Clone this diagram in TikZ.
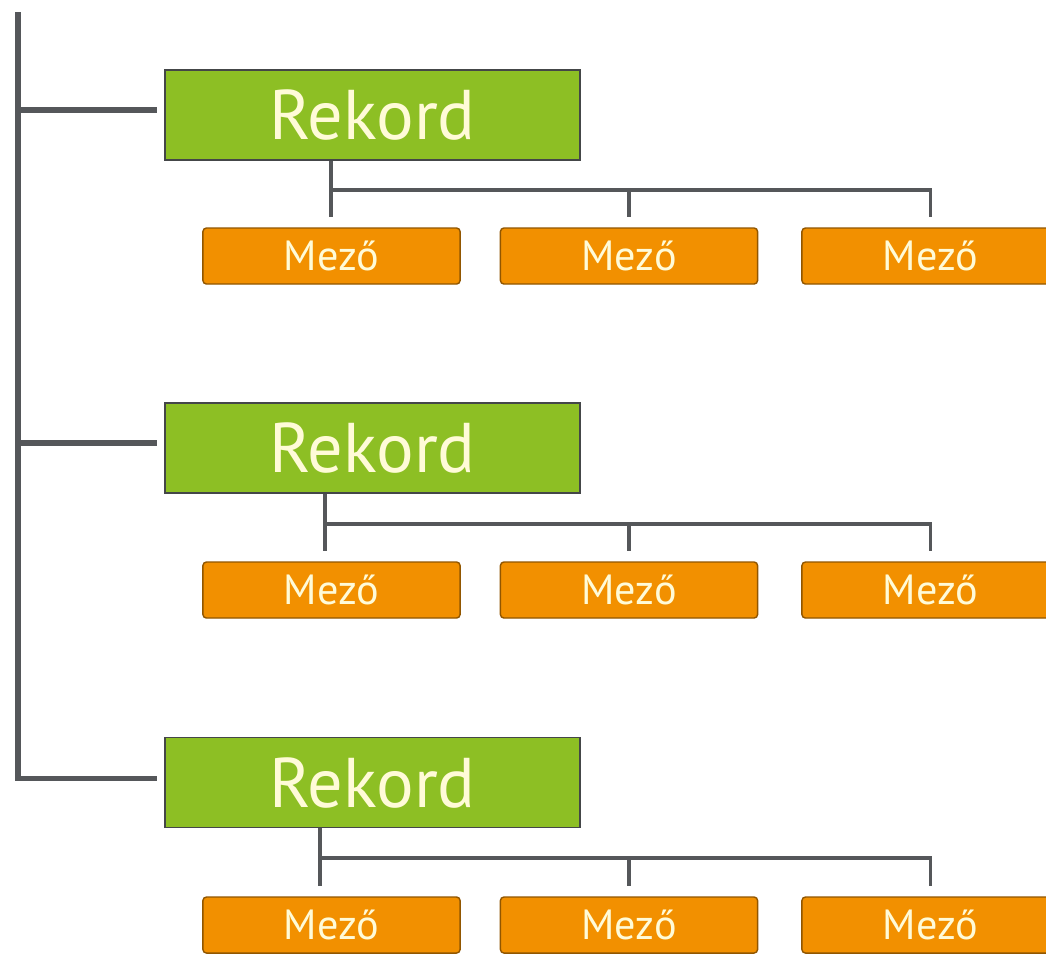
\documentclass[tikz,border=0pt]{standalone}
\usepackage{fontspec}
\setmainfont{PT Sans}
\definecolor{rekordgreen}{HTML}{8DBF24}
\definecolor{mezoorange}{HTML}{F29000}
\definecolor{linegray}{HTML}{55575A}
\definecolor{textcream}{HTML}{FFFBD8}
\tikzset{
  rekord/.style={rectangle, draw=linegray!80!black, fill=rekordgreen, text=textcream,
    minimum width=4.15cm, minimum height=0.9cm, font=\fontsize{20}{20}\selectfont},
  mezo/.style={rectangle, rounded corners=1pt, draw=mezoorange!60!black, fill=mezoorange, text=textcream,
    minimum width=2.57cm, minimum height=0.56cm, font=\fontsize{12}{12}\selectfont},
  trunk/.style={draw=linegray, line width=1.6pt},
  link/.style={draw=linegray, line width=1.1pt}
}
\begin{document}
\begin{tikzpicture}[x=0.01cm, y=-0.01cm]
                \useasboundingbox[fill=white] (0,0) rectangle (1046,953);

                \node[rekord] (r1) at (372.5,115) {Rekord};
                \node[rekord] (r2) at (372.5,448) {Rekord};
                \node[rekord] (r3) at (372.5,782.5) {Rekord};

                \node[mezo] (m11) at (331.5,256) {Mező};
                \node[mezo] (m12) at (629,256) {Mező};
                \node[mezo] (m13) at (930.5,256) {Mező};
                \node[mezo] (m21) at (331.5,590) {Mező};
                \node[mezo] (m22) at (629,590) {Mező};
                \node[mezo] (m23) at (930.5,590) {Mező};
                \node[mezo] (m31) at (331.5,925) {Mező};
                \node[mezo] (m32) at (629,925) {Mező};
                \node[mezo] (m33) at (930.5,925) {Mező};

                % trunk on the left
                \coordinate (top) at (18,12);
                \draw[trunk] (top) |- ([xshift=-0.07cm, yshift=0.04cm]r3.west);
                \draw[trunk] ([yshift=0.05cm]top |- r1) -- ([xshift=-0.07cm, yshift=0.05cm]r1.west);
                \draw[trunk] ([yshift=0.05cm]top |- r2) -- ([xshift=-0.07cm, yshift=0.05cm]r2.west);

                % fields of each record
                \coordinate (k1) at (331,190);
                \draw[link] (r1.south -| k1) -- (k1) -| ([yshift=0.1cm]m13.north);
                \draw[link] (k1) -- ([yshift=0.1cm]m11.north -| k1);
                \draw[link] (k1 -| m12) -- ([yshift=0.1cm]m12.north);

                \coordinate (k2) at (325,524);
                \draw[link] (r2.south -| k2) -- (k2) -| ([yshift=0.1cm]m23.north);
                \draw[link] (k2) -- ([yshift=0.1cm]m21.north -| k2);
                \draw[link] (k2 -| m22) -- ([yshift=0.1cm]m22.north);

                \coordinate (k3) at (320,858);
                \draw[link] (r3.south -| k3) -- (k3) -| ([yshift=0.1cm]m33.north);
                \draw[link] (k3) -- ([yshift=0.1cm]m31.north -| k3);
                \draw[link] (k3 -| m32) -- ([yshift=0.1cm]m32.north);
            \end{tikzpicture}
\end{document}
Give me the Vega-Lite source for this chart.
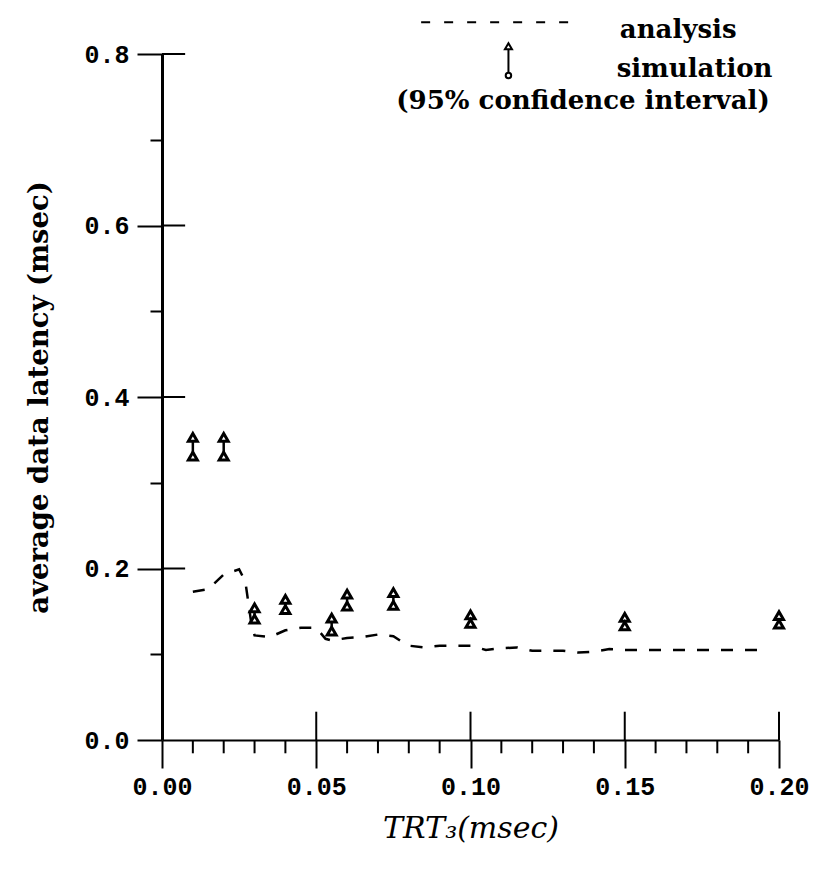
{
  "$schema": "https://vega.github.io/schema/vega-lite/v6.json",
  "autosize": {"type": "none"},
  "width": 617,
  "height": 686,
  "padding": {"left": 162, "top": 54, "right": 39, "bottom": 137},
  "background": "white",
  "config": {"view": {"stroke": null}},
  "datasets": {
    "analysis": [
      {"x": 0.010, "y": 0.173}, {"x": 0.015, "y": 0.176}, {"x": 0.020, "y": 0.193},
      {"x": 0.025, "y": 0.199}, {"x": 0.027, "y": 0.185}, {"x": 0.029, "y": 0.135},
      {"x": 0.030, "y": 0.122}, {"x": 0.035, "y": 0.120}, {"x": 0.040, "y": 0.128},
      {"x": 0.045, "y": 0.131}, {"x": 0.050, "y": 0.131}, {"x": 0.053, "y": 0.118},
      {"x": 0.055, "y": 0.116}, {"x": 0.060, "y": 0.119}, {"x": 0.065, "y": 0.120},
      {"x": 0.070, "y": 0.123}, {"x": 0.075, "y": 0.121}, {"x": 0.078, "y": 0.114},
      {"x": 0.080, "y": 0.110}, {"x": 0.085, "y": 0.108}, {"x": 0.090, "y": 0.110},
      {"x": 0.095, "y": 0.110}, {"x": 0.100, "y": 0.110}, {"x": 0.105, "y": 0.105},
      {"x": 0.110, "y": 0.107}, {"x": 0.115, "y": 0.108}, {"x": 0.120, "y": 0.104},
      {"x": 0.125, "y": 0.104}, {"x": 0.130, "y": 0.104}, {"x": 0.135, "y": 0.102},
      {"x": 0.140, "y": 0.103}, {"x": 0.145, "y": 0.106}, {"x": 0.150, "y": 0.105},
      {"x": 0.160, "y": 0.105}, {"x": 0.170, "y": 0.105}, {"x": 0.180, "y": 0.105},
      {"x": 0.195, "y": 0.105}
    ],
    "simulation": [
      {"x": 0.010, "lo": 0.331, "hi": 0.353},
      {"x": 0.020, "lo": 0.331, "hi": 0.353},
      {"x": 0.030, "lo": 0.141, "hi": 0.154},
      {"x": 0.040, "lo": 0.152, "hi": 0.164},
      {"x": 0.055, "lo": 0.127, "hi": 0.142},
      {"x": 0.060, "lo": 0.156, "hi": 0.170},
      {"x": 0.075, "lo": 0.157, "hi": 0.172},
      {"x": 0.100, "lo": 0.136, "hi": 0.146},
      {"x": 0.150, "lo": 0.133, "hi": 0.143},
      {"x": 0.200, "lo": 0.135, "hi": 0.145}
    ],
    "xmajor": [
      {"x": 0.05, "y": 0, "y2": 0.033}, {"x": 0.10, "y": 0, "y2": 0.033},
      {"x": 0.15, "y": 0, "y2": 0.033}, {"x": 0.20, "y": 0, "y2": 0.033}
    ],
    "xminor": [
      {"x": 0.01}, {"x": 0.02}, {"x": 0.03}, {"x": 0.04},
      {"x": 0.06}, {"x": 0.07}, {"x": 0.08}, {"x": 0.09},
      {"x": 0.11}, {"x": 0.12}, {"x": 0.13}, {"x": 0.14},
      {"x": 0.16}, {"x": 0.17}, {"x": 0.18}, {"x": 0.19}
    ],
    "ymajor": [
      {"y": 0.2, "x": 0, "x2": 0.0075}, {"y": 0.4, "x": 0, "x2": 0.0075},
      {"y": 0.6, "x": 0, "x2": 0.0075}, {"y": 0.8, "x": 0, "x2": 0.0075}
    ],
    "legline": [
      {"x": 0.084, "y": 0.837}, {"x": 0.136, "y": 0.837}
    ],
    "legsym": [
      {"x": 0.1123, "lo": 0.775, "hi": 0.809}
    ],
    "legtext": [
      {"x": 0.1484, "y": 0.828, "label": "analysis", "al": "left"},
      {"x": 0.1474, "y": 0.782, "label": "simulation", "al": "left"},
      {"x": 0.1970, "y": 0.745, "label": "(95% confidence interval)", "al": "right"}
    ]
  },
  "layer": [
    {
      "data": {"name": "analysis"},
      "mark": {"type": "line", "color": "black", "strokeWidth": 2.5, "strokeDash": [12, 12], "clip": false},
      "encoding": {
        "x": {
          "field": "x", "type": "quantitative",
          "scale": {"domain": [0, 0.2], "nice": false, "zero": false},
          "axis": {
            "values": [0, 0.05, 0.1, 0.15, 0.2],
            "tickSize": 28,
            "format": ".2f",
            "labelOverlap": false, "labelFlush": false,
            "labelFont": "Liberation Mono", "labelFontWeight": "bold", "labelFontSize": 25, "labelColor": "black",
            "labelPadding": 6,
            "domainColor": "black", "domainWidth": 2, "tickColor": "black", "tickWidth": 2,
            "grid": false,
            "title": "TRT₃(msec)", "titleFont": "DejaVu Serif", "titleFontStyle": "italic",
            "titleFontWeight": "normal", "titleFontSize": 30, "titleColor": "black", "titlePadding": 14
          }
        },
        "y": {
          "field": "y", "type": "quantitative",
          "scale": {"domain": [0, 0.8], "nice": false, "zero": false},
          "axis": {
            "values": [0, 0.1, 0.2, 0.3, 0.4, 0.5, 0.6, 0.7, 0.8],
            "tickSize": {"condition": {"test": "round(datum.value*10) % 2 == 0", "value": 25}, "value": 12},
            "labelExpr": "round(datum.value*10) % 2 == 0 ? format(datum.value, '.1f') : ''",
            "labelOverlap": false, "labelFlush": false,
            "labelFont": "Liberation Mono", "labelFontWeight": "bold", "labelFontSize": 25, "labelColor": "black",
            "labelPadding": 8,
            "domainColor": "black", "domainWidth": 3, "tickColor": "black", "tickWidth": 2,
            "grid": false,
            "title": "average data latency (msec)", "titleFont": "DejaVu Serif",
            "titleFontWeight": "bold", "titleFontSize": 27.5, "titleColor": "black", "titlePadding": 30
          }
        }
      }
    },
    {
      "data": {"name": "simulation"},
      "mark": {"type": "rule", "color": "black", "strokeWidth": 2.5},
      "encoding": {
        "x": {"field": "x", "type": "quantitative"},
        "y": {"field": "lo", "type": "quantitative"},
        "y2": {"field": "hi"}
      }
    },
    {
      "data": {"name": "simulation"},
      "mark": {"type": "point", "shape": "triangle-up", "filled": true, "fill": "white", "stroke": "black", "strokeWidth": 3, "size": 80, "opacity": 1},
      "encoding": {
        "x": {"field": "x", "type": "quantitative"},
        "y": {"field": "hi", "type": "quantitative"}
      }
    },
    {
      "data": {"name": "simulation"},
      "mark": {"type": "point", "shape": "triangle-up", "filled": true, "fill": "white", "stroke": "black", "strokeWidth": 3, "size": 80, "opacity": 1},
      "encoding": {
        "x": {"field": "x", "type": "quantitative"},
        "y": {"field": "lo", "type": "quantitative"}
      }
    },
    {
      "data": {"name": "xmajor"},
      "mark": {"type": "rule", "color": "black", "strokeWidth": 2},
      "encoding": {
        "x": {"field": "x", "type": "quantitative"},
        "y": {"field": "y", "type": "quantitative"},
        "y2": {"field": "y2"}
      }
    },
    {
      "data": {"name": "xminor"},
      "mark": {"type": "rule", "color": "black", "strokeWidth": 2, "clip": false},
      "encoding": {
        "x": {"field": "x", "type": "quantitative"},
        "y": {"datum": 0, "type": "quantitative"},
        "y2": {"datum": -0.0155}
      }
    },
    {
      "data": {"name": "ymajor"},
      "mark": {"type": "rule", "color": "black", "strokeWidth": 2},
      "encoding": {
        "y": {"field": "y", "type": "quantitative"},
        "x": {"field": "x", "type": "quantitative"},
        "x2": {"field": "x2"}
      }
    },
    {
      "data": {"name": "legline"},
      "mark": {"type": "line", "color": "black", "strokeWidth": 2, "strokeDash": [9, 14], "clip": false},
      "encoding": {
        "x": {"field": "x", "type": "quantitative"},
        "y": {"field": "y", "type": "quantitative"}
      }
    },
    {
      "data": {"name": "legsym"},
      "mark": {"type": "rule", "color": "black", "strokeWidth": 2, "clip": false},
      "encoding": {
        "x": {"field": "x", "type": "quantitative"},
        "y": {"field": "lo", "type": "quantitative"},
        "y2": {"field": "hi"}
      }
    },
    {
      "data": {"name": "legsym"},
      "mark": {"type": "point", "shape": "triangle-up", "filled": true, "fill": "white", "stroke": "black", "strokeWidth": 2, "size": 50, "opacity": 1, "clip": false},
      "encoding": {
        "x": {"field": "x", "type": "quantitative"},
        "y": {"field": "hi", "type": "quantitative"}
      }
    },
    {
      "data": {"name": "legsym"},
      "mark": {"type": "point", "shape": "circle", "filled": true, "fill": "white", "stroke": "black", "strokeWidth": 2, "size": 30, "opacity": 1, "clip": false},
      "encoding": {
        "x": {"field": "x", "type": "quantitative"},
        "y": {"field": "lo", "type": "quantitative"}
      }
    },
    {
      "data": {"name": "legtext"},
      "mark": {"type": "text", "font": "DejaVu Serif", "fontWeight": "bold", "fontSize": 26, "color": "black", "baseline": "middle", "clip": false, "align": {"expr": "datum.al"}},
      "encoding": {
        "x": {"field": "x", "type": "quantitative"},
        "y": {"field": "y", "type": "quantitative"},
        "text": {"field": "label"}
      }
    }
  ]
}
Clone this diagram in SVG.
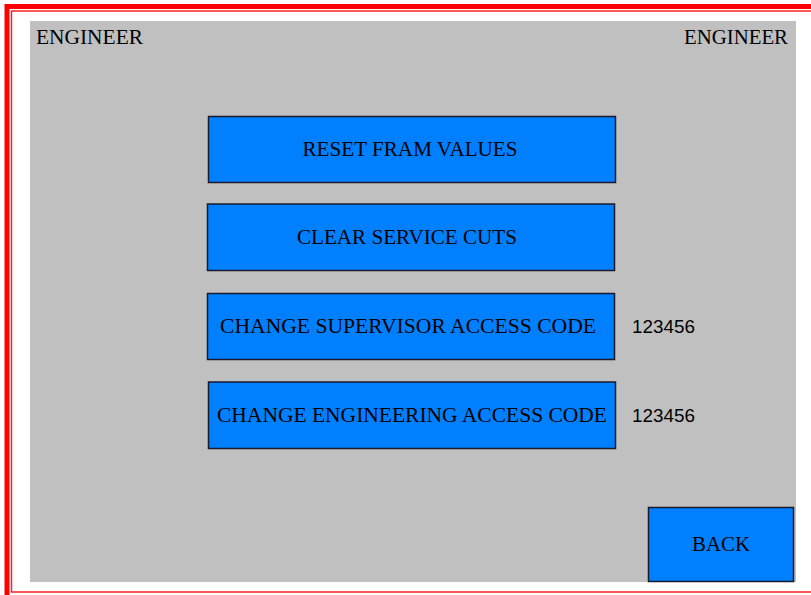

■ ■ ■ ■

**DIRECTION:**
Copy out each line of the records that holds the string "Clone".

**TASK OUTPUT:**
Clone this diagram in TikZ.
Clone this diagram in SVG.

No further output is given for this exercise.